House Bill 883 and Senate Bill 205 are identical proposals to amend the Municipality Authorities Act to explicit prohibit the use of proceeds of a borrowing by an authority for a purpose unrelated to the project for which the debt was incurred. The bills also would amend the Pennsylvania Public Official and Employee Ethics Act to vest the Ethics Commission with the power to investigate authorities for alleged violations of the public bidding requirements contained in the Authorities Act.

Financial Security Provisions of Public Works Contracts

House Bill 885 and Senate Bill 207 would amend the Public Works Contractors’ Bond Law to explicitly require that financial security equal to 100% of the cost of the project be provided, and that such security must consist of: (1) a performance bond; (2) a letter of credit; or (3) an escrow account.

Additionally, both bills would increase the threshold for which application of the financial security provisions would apply. Current law requires that financial security be provided for all contracts in excess of $10,000; House Bill 885 (as amended) would increase that threshold to $50,000, while Senate Bill 207 would increase the threshold to $500,000.

Criminal Prosecutions of Public Officials

Senate Bills 208 and 209 propose changes to the laws governing the criminal prosecution of public officials for crimes committed while in office. Senate Bill 208 would amend the Commonwealth Attorneys Act to authorize the Office of Attorney General (OAG) to prosecute political crimes at all levels of government in the Commonwealth. Currently, the Commonwealth Attorneys Act authorizes OAG to prosecute in county criminal courts State officials or employees and those persons attempting to influence such State officials or employees. Under current law, OAG can only get involved in local and municipal prosecutions where there has been a direct referral of the case by the local district attorney to OAG (often due to a perceived conflict of interest).

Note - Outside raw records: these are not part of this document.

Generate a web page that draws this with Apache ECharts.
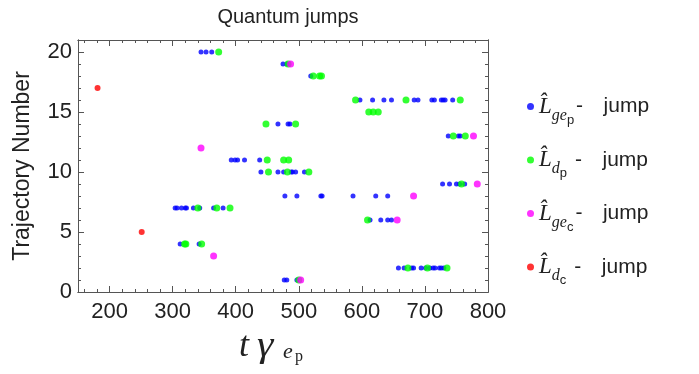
<!DOCTYPE html>
<html lang="en">
<head>
    <meta charset="UTF-8">
    <title>Quantum jumps</title>
    <script src="https://cdn.jsdelivr.net/npm/echarts@6/dist/echarts.min.js"></script>
</head>
<body style="margin:0">
<div id="main" style="width: 699px;height:374px;"></div>

<script type="text/javascript">
    // jump times [t*gamma, trajectory number], one array per jump operator
    var jumpsGeP = [
        [345, 20], [353, 20], [362, 20],
        [475, 19], [481, 19],
        [519, 18],
        [597, 16], [617, 16], [635, 16], [647, 16], [683, 16], [689, 16], [711, 16], [715, 16], [726, 16], [729, 16], [732, 16], [744, 16],
        [467, 14], [483, 14], [486, 14],
        [737, 13], [753, 13], [756, 13],
        [393, 11], [399, 11], [403, 11], [414, 11], [438, 11],
        [440, 10], [467, 10], [476, 10], [488, 10], [490, 10], [495, 10], [509, 10],
        [728, 9], [739, 9], [750, 9], [755, 9], [763, 9],
        [478, 8], [497, 8], [535, 8], [537, 8], [586, 8], [622, 8], [641, 8],
        [304, 7], [307, 7], [314, 7], [320, 7], [322, 7], [333, 7], [343, 7], [365, 7], [380, 7],
        [613, 6], [630, 6], [641, 6], [647, 6],
        [312, 4], [342, 4],
        [658, 2], [667, 2], [679, 2], [682, 2], [694, 2], [701, 2], [708, 2], [713, 2], [716, 2], [723, 2], [726, 2], [730, 2],
        [477, 1], [481, 1], [497, 1]
    ];
    var jumpsDP = [
        [373, 20],
        [483, 19],
        [523, 18], [533, 18], [536, 18],
        [590, 16], [670, 16], [756, 16],
        [611, 15], [618, 15], [626, 15],
        [448, 14], [495, 14],
        [745, 13], [764, 13],
        [450, 11], [476, 11], [484, 11],
        [452, 10], [482, 10], [516, 10],
        [758, 9],
        [340, 7], [370, 7], [391, 7],
        [609, 6],
        [319, 4], [321, 4], [346, 4],
        [673, 2], [704, 2], [735, 2],
        [500, 1]
    ];
    var jumpsGeC = [
        [487, 19], [345, 12], [777, 13], [783, 9], [682, 8], [656, 6], [365, 3], [503, 1]
    ];
    var jumpsDC = [
        [181, 17], [251, 5]
    ];

    var xTicks = [200, 300, 400, 500, 600, 700, 800];
    var yTicks = [0, 5, 10, 15, 20];

    var xMinor = [];
    for (var v = 160; v < 800; v += 20) { if (v % 100 !== 0) xMinor.push(v); }
    var yMinor = [];
    for (var w = 1; w <= 21; w++) { if (w % 5 !== 0) yMinor.push(w); }

    var frameColor = '#555';
    var sans = 'Liberation Sans';
    var serif = 'Liberation Serif';

    function frameAxis(pos, min, max, ticks, len, labels) {
        return {
            type: 'value', position: pos, min: min, max: max,
            axisLine: {show: true, onZero: false, lineStyle: {color: frameColor, width: 1}},
            axisTick: {show: true, inside: true, length: len, customValues: ticks, lineStyle: {color: frameColor}},
            axisLabel: labels ? {show: true, customValues: ticks, fontSize: 22, fontFamily: sans, color: '#222', margin: pos === 'bottom' ? 9 : 6} : {show: false},
            splitLine: {show: false}
        };
    }

    var xAxes = [
        frameAxis('bottom', 150, 800, xTicks, 6, true),
        frameAxis('bottom', 150, 800, xMinor, 3, false),
        frameAxis('top', 150, 800, xTicks, 6, false),
        frameAxis('top', 150, 800, xMinor, 3, false)
    ];
    var yAxes = [
        frameAxis('left', 0, 21, yTicks, 6, true),
        frameAxis('left', 0, 21, yMinor, 3, false),
        frameAxis('right', 0, 21, yTicks, 6, false),
        frameAxis('right', 0, 21, yMinor, 3, false)
    ];
    yAxes[0].name = 'Trajectory Number';
    yAxes[0].nameLocation = 'middle';
    yAxes[0].nameGap = 44;
    yAxes[0].nameTextStyle = {fontSize: 23, fontFamily: sans, color: '#222'};

    var legendText = {
        geP: '{L|L\u0302}{s1|ge}{s2|p}{d|-}{j|   jump}',
        dP: '{L|L\u0302}{s1|d}{s2|p}{dd|-}{j|   jump}',
        geC: '{L|L\u0302}{s1|ge}{s2|c}{d|-}{j|   jump}',
        dC: '{L|L\u0302}{s1|d}{s2|c}{dd|-}{j|   jump}'
    };

    var myChart = echarts.init(document.getElementById('main'));

    var option = {
        animation: false,
        title: {
            text: 'Quantum jumps',
            left: 283, top: 2, textAlign: 'center',
            textStyle: {fontSize: 20, fontWeight: 'normal', fontFamily: sans, color: '#222'}
        },
        grid: {left: 78, top: 40, width: 410, height: 252},
        xAxis: xAxes,
        yAxis: yAxes,
        legend: {
            orient: 'vertical', left: 527, top: 95, padding: 0,
            itemWidth: 7, itemHeight: 7, itemGap: 22, icon: 'circle',
            data: ['geP', 'dP', 'geC', 'dC'],
            formatter: function (name) { return legendText[name]; },
            textStyle: {
                color: '#222',
                rich: {
                    L: {fontFamily: serif, fontStyle: 'italic', fontSize: 23, lineHeight: 40, color: '#222'},
                    s1: {fontFamily: serif, fontStyle: 'italic', fontSize: 16, lineHeight: 16, verticalAlign: 'bottom', padding: [0, 0, 3, 0], color: '#222'},
                    s2: {fontFamily: sans, fontSize: 13, lineHeight: 13, verticalAlign: 'bottom', color: '#222'},
                    d: {fontFamily: sans, fontSize: 21, lineHeight: 40, padding: [0, 0, 0, 2], color: '#222'},
                    dd: {fontFamily: sans, fontSize: 21, lineHeight: 40, padding: [0, 0, 0, 8], color: '#222'},
                    j: {fontFamily: sans, fontSize: 21, lineHeight: 40, padding: [0, 0, 0, 3], color: '#222'}
                }
            }
        },
        graphic: [
            {type: 'text', x: 239, y: 347, style: {text: 't', fontFamily: serif, fontStyle: 'italic', fontSize: 36, fill: '#222', verticalAlign: 'middle'}},
            {type: 'text', x: 257, y: 347, scaleX: 1.15, style: {text: '\u03b3', fontFamily: serif, fontStyle: 'italic', fontSize: 36, fill: '#222', verticalAlign: 'middle'}},
            {type: 'text', x: 283, y: 352, style: {text: 'e', fontFamily: serif, fontStyle: 'italic', fontSize: 22, fill: '#222', verticalAlign: 'middle'}},
            {type: 'text', x: 295, y: 357, style: {text: 'p', fontFamily: serif, fontSize: 16, fill: '#222', verticalAlign: 'middle'}}
        ],
        series: [
            {name: 'geP', type: 'scatter', data: jumpsGeP, symbolSize: 5, itemStyle: {color: '#0000ff'}, z: 2},
            {name: 'dP', type: 'scatter', data: jumpsDP, symbolSize: 7, itemStyle: {color: '#00ff00'}, z: 3},
            {name: 'geC', type: 'scatter', data: jumpsGeC, symbolSize: 7, itemStyle: {color: '#ff00ff'}, z: 4},
            {name: 'dC', type: 'scatter', data: jumpsDC, symbolSize: 6, itemStyle: {color: '#ff0000'}, z: 5}
        ]
    };
    myChart.setOption(option);
</script>
</body>
</html>
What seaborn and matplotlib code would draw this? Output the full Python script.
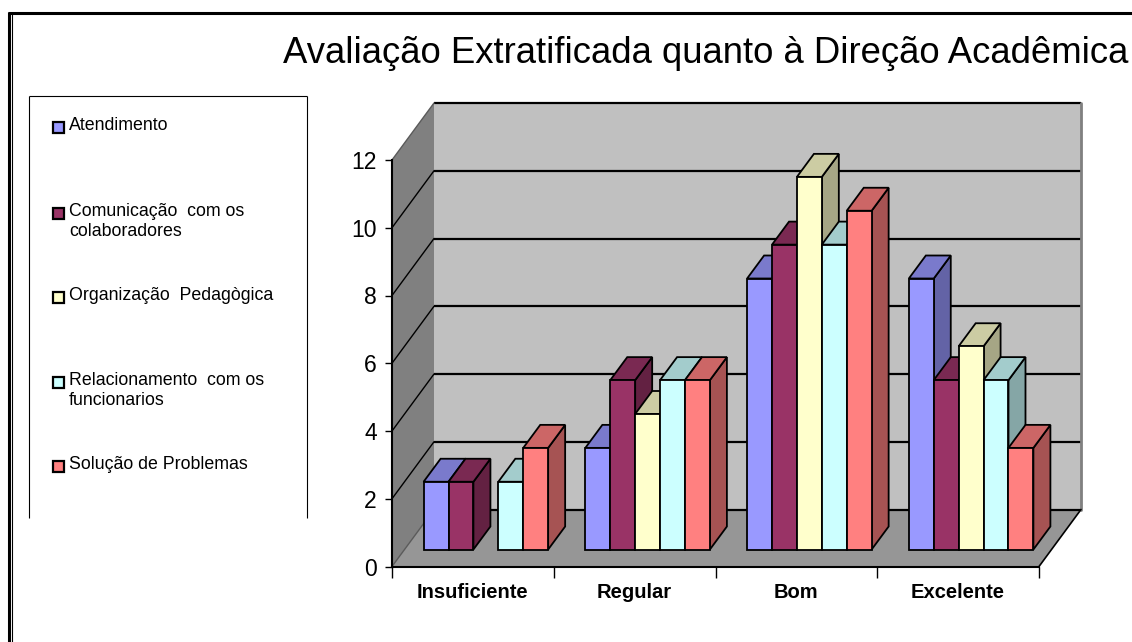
import numpy as np
import pandas as pd
import matplotlib
matplotlib.use("Agg")
import matplotlib.pyplot as plt
import seaborn as sns
from matplotlib.patches import Polygon, Rectangle
from matplotlib.lines import Line2D
from matplotlib.transforms import Affine2D

# ---------------- data ----------------
categorias = ["Insuficiente", "Regular", "Bom", "Excelente"]
series = ["Atendimento",
          "Comunicação  com os\ncolaboradores",
          "Organização  Pedagògica",
          "Relacionamento  com os\nfuncionarios",
          "Solução de Problemas"]
atendimento = [2, 3, 8, 8]
comunicacao = [2, 5, 9, 5]
organizacao = [0, 4, 11, 6]
relacionamento = [2, 5, 9, 5]
solucao = [3, 5, 10, 3]
y_ticks = [0, 2, 4, 6, 8, 10, 12]
titulo = "Avaliação Extratificada quanto à Direção Acadêmica"
cores = ["#9999FF", "#993366", "#FFFFCC", "#CCFFFF", "#FF8080"]

valores = [atendimento, comunicacao, organizacao, relacionamento, solucao]
rows = []
for s, vals in zip(series, valores):
    for c, v in zip(categorias, vals):
        rows.append({"categoria": c, "serie": s, "valor": v})
df = pd.DataFrame(rows)

# ---------------- style ----------------
sns.set_style("white")
plt.rcParams["font.family"] = ["Liberation Sans", "DejaVu Sans"]

W, H = 1132, 642
fig = plt.figure(figsize=(W / 100, H / 100), dpi=100)
fig.patch.set_facecolor("white")
ax = fig.add_axes([392 / W, (H - 566.5) / H, 647 / W, 406.5 / H])

sns.barplot(data=df, x="categoria", y="valor", hue="serie",
            order=categorias, hue_order=series, palette=cores,
            saturation=1, width=0.77, edgecolor="black", linewidth=1.3,
            errorbar=None, legend=False, ax=ax)

ax.set_xlim(-0.5, 3.5)
ax.set_ylim(0, 12)
ax.set_facecolor("none")
ax.set_xlabel("")
ax.set_ylabel("")


def px(dx, dy):
    inv = ax.transData.inverted()
    o = ax.transData.transform((0, 0))
    return inv.transform(o + np.array([dx, dy]))


F = px(13, 17)   # bar front plane offset
D = px(17, 23)   # bar depth
B = px(42, 57)   # back wall offset

# ---------------- 3D bars ----------------
bars = sorted([p for p in ax.patches], key=lambda r: r.get_x())
for i, p in enumerate(bars):
    h = p.get_height()
    z = 3 + i * 0.01
    if h <= 0:
        p.set_visible(False)
        continue
    p.set_transform(Affine2D().translate(F[0], F[1]) + ax.transData)
    p.set_zorder(z + 0.005)
    p.set_clip_on(False)
    x0 = p.get_x() + F[0]
    x1 = x0 + p.get_width()
    y0 = F[1]
    y1 = h + F[1]
    fc = np.array(p.get_facecolor()[:3])
    side = Polygon([(x1, y0), (x1 + D[0], y0 + D[1]), (x1 + D[0], y1 + D[1]), (x1, y1)],
                   closed=True, fc=fc * 0.65, ec="black", lw=1.3, zorder=z,
                   clip_on=False, joinstyle="miter")
    top = Polygon([(x0, y1), (x1, y1), (x1 + D[0], y1 + D[1]), (x0 + D[0], y1 + D[1])],
                  closed=True, fc=fc * 0.8, ec="black", lw=1.3, zorder=z,
                  clip_on=False, joinstyle="miter")
    ax.add_patch(side)
    ax.add_patch(top)

# ---------------- walls ----------------
bx, by = B
xl, xr = -0.5, 3.5
ymax = y_ticks[-1]
ax.add_patch(Polygon([(xl + bx, by), (xr + bx, by), (xr + bx, ymax + by), (xl + bx, ymax + by)],
                     fc="#C0C0C0", ec="none", zorder=0.5, clip_on=False))
ax.add_patch(Polygon([(xl, 0), (xl, ymax), (xl + bx, ymax + by), (xl + bx, by)],
                     fc="#808080", ec="none", zorder=0.6, clip_on=False))
ax.add_patch(Polygon([(xl, 0), (xr, 0), (xr + bx, by), (xl + bx, by)],
                     fc="#969696", ec="none", zorder=0.7, clip_on=False))
for v in y_ticks:
    ax.plot([xl + bx, xr + bx], [v + by, v + by], color="black", lw=1.6,
            zorder=0.9, clip_on=False, solid_capstyle="butt")
    dcol = "#5a5a5a" if v in (0, ymax) else "black"
    ax.plot([xl, xl + bx], [v, v + by], color=dcol, lw=1.0, zorder=0.95, clip_on=False)
ax.plot([xr + bx, xr + bx], [by, ymax + by], color="#808080", lw=2, zorder=0.9, clip_on=False)
ax.plot([xr, xr + bx], [0, by], color="black", lw=1.2, zorder=0.95, clip_on=False)

# ---------------- axes ----------------
for s in ["top", "right"]:
    ax.spines[s].set_visible(False)
for s in ["left", "bottom"]:
    ax.spines[s].set_color("black")
    ax.spines[s].set_linewidth(1.5)
    ax.spines[s].set_zorder(2.5)

ax.set_yticks(y_ticks)
ax.set_yticklabels([str(v) for v in y_ticks])
ax.tick_params(axis="y", left=True, length=5, width=1, color="black",
               direction="out", pad=6, labelsize=16.5, labelcolor="black")

ax.set_xticks([-0.5, 0.5, 1.5, 2.5, 3.5])
ax.set_xticklabels([""] * 5)
ax.set_xticks(range(len(categorias)), minor=True)
ax.set_xticklabels(categorias, minor=True, fontweight="bold", fontsize=14.5)
ax.tick_params(axis="x", which="major", bottom=True, length=8, width=1, color="black",
               direction="out")
ax.tick_params(axis="x", which="minor", bottom=True, length=0, pad=12, labelcolor="black")

# ---------------- title ----------------
fig.text(283 / W, 1 - 63 / H, titulo, fontsize=26.3, ha="left", va="baseline", color="black")

# ---------------- legend (manual) ----------------
def fl(x0, y0, x1, y1, lw=0.8):
    fig.add_artist(Line2D([x0 / W, x1 / W], [1 - y0 / H, 1 - y1 / H], color="black",
                          lw=lw, transform=fig.transFigure, solid_capstyle="butt"))

fl(29, 96, 29, 518)
fl(29, 96, 307, 96)
fl(307, 96, 307, 518)

centros = [127.5, 213, 297, 382, 466]
for s, cor, c in zip(series, cores, centros):
    fig.add_artist(Rectangle((53 / W, 1 - (c + 5.5) / H), 11 / W, 11 / H, fc=cor, ec="black",
                             lw=1.6, transform=fig.transFigure))
    fig.text(69 / W, 1 - (c - 10) / H, s, fontsize=12.8, ha="left", va="top",
             linespacing=1.2, color="black")

# ---------------- outer frame ----------------
fl(8, 12.5, W, 12.5, lw=2.2)
fl(9, 11.5, 9, H, lw=2.2)
fl(12, 14, 12, H, lw=0.8)

fig.savefig("out.png", dpi=100)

Under Senate Bill 208, OAG would gain the power to prosecute any public official, at any level of government in the Commonwealth, for any crimes “affecting the performance of their public duties or the maintenance of the public trust.” This expansion of prosecutorial power would also extend to OAG’s ability to bring criminal charges against persons attempting to influence such officials, or benefit from such influence.

Senate Bill 209 would amend the Judicial Code to increase the statute of limitations for crimes committed by public officials and employees. Under current law, the statute of limitations for such crimes, when committed in the course of or in connection with the public office or position, is tolled for so long as the person remains in that office or position; but in no event may the statute be extended for more than the lesser of (i) five years after the person leaves public office or employment; or (ii) eight years from the actual crime.

Senate Bill 209 would scrap the overall eight year limit and expand the limit after leaving office to eight years. Thus, a public official or employee could face prosecution at any time during the tenure of his office or employment, and up to eight years afterwards.

Competitive Bidding for Most Third Class City Professional Service Contracts

Senate Bill 210 would amend the public contracting provisions of the Third Class City Code to require third class cities to publicly bid for any contract involving personal or professional services. Third Class cities are a particular class of cities in Pennsylvania determined by population, and include the cities of Harrisburg, Lancaster and York, among others.

Under current law, a third class city’s contracts involving personal or professional services are exempt from the general rule that contracts in excess of $18,500 (as adjusted for inflation) must be awarded to the lowest responsible bidder after public notice.

Senate Bill 210 would eliminate the “personal or professional” service exception for most contracts, with the exception of contracts that involve city employees, the city solicitor, city engineer, city administrator, deputy city treasurer or independent auditor.

The proposals contained in these bills would have a far-reaching impact on the municipal finance industry in Pennsylvania if they were enacted into law. Municipal officials and their advisors should review them carefully and contact their state legislators with any concerns.